Required task:
Pull out every line below that holds the word "this".

Records to process:
==========

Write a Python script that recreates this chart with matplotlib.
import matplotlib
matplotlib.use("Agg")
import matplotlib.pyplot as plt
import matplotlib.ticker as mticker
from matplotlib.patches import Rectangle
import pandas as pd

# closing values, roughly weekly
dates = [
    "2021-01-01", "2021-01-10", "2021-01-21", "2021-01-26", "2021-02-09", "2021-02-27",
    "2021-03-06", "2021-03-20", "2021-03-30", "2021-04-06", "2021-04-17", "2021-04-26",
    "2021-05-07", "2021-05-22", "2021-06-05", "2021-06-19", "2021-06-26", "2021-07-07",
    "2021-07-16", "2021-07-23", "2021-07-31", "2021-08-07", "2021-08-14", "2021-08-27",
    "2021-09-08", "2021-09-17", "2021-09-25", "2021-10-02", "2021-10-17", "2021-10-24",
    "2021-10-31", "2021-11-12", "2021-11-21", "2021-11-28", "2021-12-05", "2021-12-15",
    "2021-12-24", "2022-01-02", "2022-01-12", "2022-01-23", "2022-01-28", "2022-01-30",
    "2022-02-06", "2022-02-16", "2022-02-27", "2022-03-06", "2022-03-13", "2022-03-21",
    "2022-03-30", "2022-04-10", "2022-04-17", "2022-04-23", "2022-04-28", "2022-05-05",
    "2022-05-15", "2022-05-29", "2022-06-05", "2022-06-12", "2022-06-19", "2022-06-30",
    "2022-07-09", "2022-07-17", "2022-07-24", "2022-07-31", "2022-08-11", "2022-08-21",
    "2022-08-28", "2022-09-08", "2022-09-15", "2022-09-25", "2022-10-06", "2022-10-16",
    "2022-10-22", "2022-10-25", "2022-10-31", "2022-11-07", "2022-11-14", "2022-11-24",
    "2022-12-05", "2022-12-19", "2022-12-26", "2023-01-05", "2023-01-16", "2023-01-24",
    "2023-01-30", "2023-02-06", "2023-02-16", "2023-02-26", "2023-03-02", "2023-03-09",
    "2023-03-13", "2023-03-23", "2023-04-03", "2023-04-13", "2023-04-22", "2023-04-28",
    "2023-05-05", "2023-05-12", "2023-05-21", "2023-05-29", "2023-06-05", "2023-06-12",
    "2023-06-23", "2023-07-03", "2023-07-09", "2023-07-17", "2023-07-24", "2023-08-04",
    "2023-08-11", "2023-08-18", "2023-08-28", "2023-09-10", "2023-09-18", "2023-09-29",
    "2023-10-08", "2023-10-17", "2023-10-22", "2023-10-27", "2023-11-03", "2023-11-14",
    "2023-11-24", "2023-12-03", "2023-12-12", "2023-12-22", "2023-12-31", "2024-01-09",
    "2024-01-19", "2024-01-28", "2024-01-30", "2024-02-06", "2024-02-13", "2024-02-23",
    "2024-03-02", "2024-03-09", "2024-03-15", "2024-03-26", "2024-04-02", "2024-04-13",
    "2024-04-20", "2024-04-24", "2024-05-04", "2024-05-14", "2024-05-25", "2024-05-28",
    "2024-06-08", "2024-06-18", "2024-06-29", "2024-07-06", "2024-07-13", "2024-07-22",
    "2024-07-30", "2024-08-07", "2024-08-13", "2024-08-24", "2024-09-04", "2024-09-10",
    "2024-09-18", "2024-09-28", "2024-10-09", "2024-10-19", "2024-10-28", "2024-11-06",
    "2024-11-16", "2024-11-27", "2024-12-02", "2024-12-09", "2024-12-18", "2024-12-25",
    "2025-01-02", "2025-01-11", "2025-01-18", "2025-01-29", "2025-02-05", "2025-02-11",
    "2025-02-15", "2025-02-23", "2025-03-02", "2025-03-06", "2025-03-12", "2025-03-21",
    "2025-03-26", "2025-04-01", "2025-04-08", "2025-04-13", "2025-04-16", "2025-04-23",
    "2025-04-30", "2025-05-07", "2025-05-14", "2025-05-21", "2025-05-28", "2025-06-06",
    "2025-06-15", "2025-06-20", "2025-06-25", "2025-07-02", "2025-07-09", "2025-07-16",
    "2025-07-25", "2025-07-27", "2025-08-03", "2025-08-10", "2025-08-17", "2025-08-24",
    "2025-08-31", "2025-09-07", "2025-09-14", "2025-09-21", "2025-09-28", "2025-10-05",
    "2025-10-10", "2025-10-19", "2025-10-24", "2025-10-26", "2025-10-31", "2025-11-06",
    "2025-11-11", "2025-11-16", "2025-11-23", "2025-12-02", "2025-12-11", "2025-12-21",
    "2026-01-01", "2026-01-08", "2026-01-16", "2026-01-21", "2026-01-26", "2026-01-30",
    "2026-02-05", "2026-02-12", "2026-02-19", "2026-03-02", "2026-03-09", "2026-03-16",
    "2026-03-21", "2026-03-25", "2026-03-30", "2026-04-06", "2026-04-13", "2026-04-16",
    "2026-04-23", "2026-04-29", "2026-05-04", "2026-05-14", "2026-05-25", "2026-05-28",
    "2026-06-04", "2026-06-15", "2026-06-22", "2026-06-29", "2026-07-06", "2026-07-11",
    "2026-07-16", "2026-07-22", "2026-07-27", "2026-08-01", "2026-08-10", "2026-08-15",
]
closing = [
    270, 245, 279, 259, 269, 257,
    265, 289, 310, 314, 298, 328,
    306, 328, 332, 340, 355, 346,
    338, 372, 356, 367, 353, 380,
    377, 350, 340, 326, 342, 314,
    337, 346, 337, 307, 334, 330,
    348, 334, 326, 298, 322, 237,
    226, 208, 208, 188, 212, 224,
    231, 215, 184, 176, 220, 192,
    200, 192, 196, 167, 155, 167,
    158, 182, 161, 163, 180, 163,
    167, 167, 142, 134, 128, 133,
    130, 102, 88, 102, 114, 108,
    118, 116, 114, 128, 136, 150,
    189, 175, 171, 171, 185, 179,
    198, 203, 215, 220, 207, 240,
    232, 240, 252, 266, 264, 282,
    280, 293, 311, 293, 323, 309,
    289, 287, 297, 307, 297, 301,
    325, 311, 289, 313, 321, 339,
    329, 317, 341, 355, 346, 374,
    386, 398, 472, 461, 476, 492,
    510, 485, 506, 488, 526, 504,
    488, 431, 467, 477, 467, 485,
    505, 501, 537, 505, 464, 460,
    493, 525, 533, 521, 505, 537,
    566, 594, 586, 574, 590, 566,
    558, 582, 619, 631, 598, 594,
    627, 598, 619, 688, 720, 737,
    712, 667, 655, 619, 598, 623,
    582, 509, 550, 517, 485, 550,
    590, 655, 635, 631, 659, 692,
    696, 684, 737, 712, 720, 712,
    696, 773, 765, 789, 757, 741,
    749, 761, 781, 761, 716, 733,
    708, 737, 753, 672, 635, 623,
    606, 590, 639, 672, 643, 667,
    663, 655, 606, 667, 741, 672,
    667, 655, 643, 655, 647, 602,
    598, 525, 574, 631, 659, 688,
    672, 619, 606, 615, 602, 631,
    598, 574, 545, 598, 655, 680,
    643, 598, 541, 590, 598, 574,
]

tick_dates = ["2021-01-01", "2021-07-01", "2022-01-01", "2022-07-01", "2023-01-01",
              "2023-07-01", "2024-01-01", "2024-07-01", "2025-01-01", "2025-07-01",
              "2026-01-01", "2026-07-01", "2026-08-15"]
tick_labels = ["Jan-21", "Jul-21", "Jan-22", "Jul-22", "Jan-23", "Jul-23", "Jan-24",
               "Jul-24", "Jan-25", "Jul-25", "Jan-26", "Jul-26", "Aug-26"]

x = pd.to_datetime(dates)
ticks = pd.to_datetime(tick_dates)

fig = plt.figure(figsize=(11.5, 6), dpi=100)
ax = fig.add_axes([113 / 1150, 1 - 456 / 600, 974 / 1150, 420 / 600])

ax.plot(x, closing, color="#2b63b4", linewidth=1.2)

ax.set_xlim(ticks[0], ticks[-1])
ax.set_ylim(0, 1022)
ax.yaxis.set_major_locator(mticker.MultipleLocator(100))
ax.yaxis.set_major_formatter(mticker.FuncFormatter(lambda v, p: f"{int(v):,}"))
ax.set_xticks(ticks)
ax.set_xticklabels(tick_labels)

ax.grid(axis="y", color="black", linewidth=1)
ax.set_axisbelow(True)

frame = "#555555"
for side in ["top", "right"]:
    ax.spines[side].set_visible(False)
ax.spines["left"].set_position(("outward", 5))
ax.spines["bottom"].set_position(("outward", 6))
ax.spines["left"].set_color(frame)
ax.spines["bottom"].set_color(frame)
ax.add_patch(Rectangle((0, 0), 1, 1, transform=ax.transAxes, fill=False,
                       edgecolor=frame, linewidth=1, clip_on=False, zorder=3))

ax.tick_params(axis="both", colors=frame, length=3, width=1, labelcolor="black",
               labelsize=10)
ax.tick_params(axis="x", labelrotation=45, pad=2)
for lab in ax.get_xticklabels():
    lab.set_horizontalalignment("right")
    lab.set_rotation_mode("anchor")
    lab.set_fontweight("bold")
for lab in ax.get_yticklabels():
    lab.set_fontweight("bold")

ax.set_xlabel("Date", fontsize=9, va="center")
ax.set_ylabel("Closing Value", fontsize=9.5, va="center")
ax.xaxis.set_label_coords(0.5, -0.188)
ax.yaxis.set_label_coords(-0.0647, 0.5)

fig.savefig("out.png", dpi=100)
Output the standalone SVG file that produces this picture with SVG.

==========

Exercise solution:
Write a Python script that recreates this chart with matplotlib.
Output the standalone SVG file that produces this picture with SVG.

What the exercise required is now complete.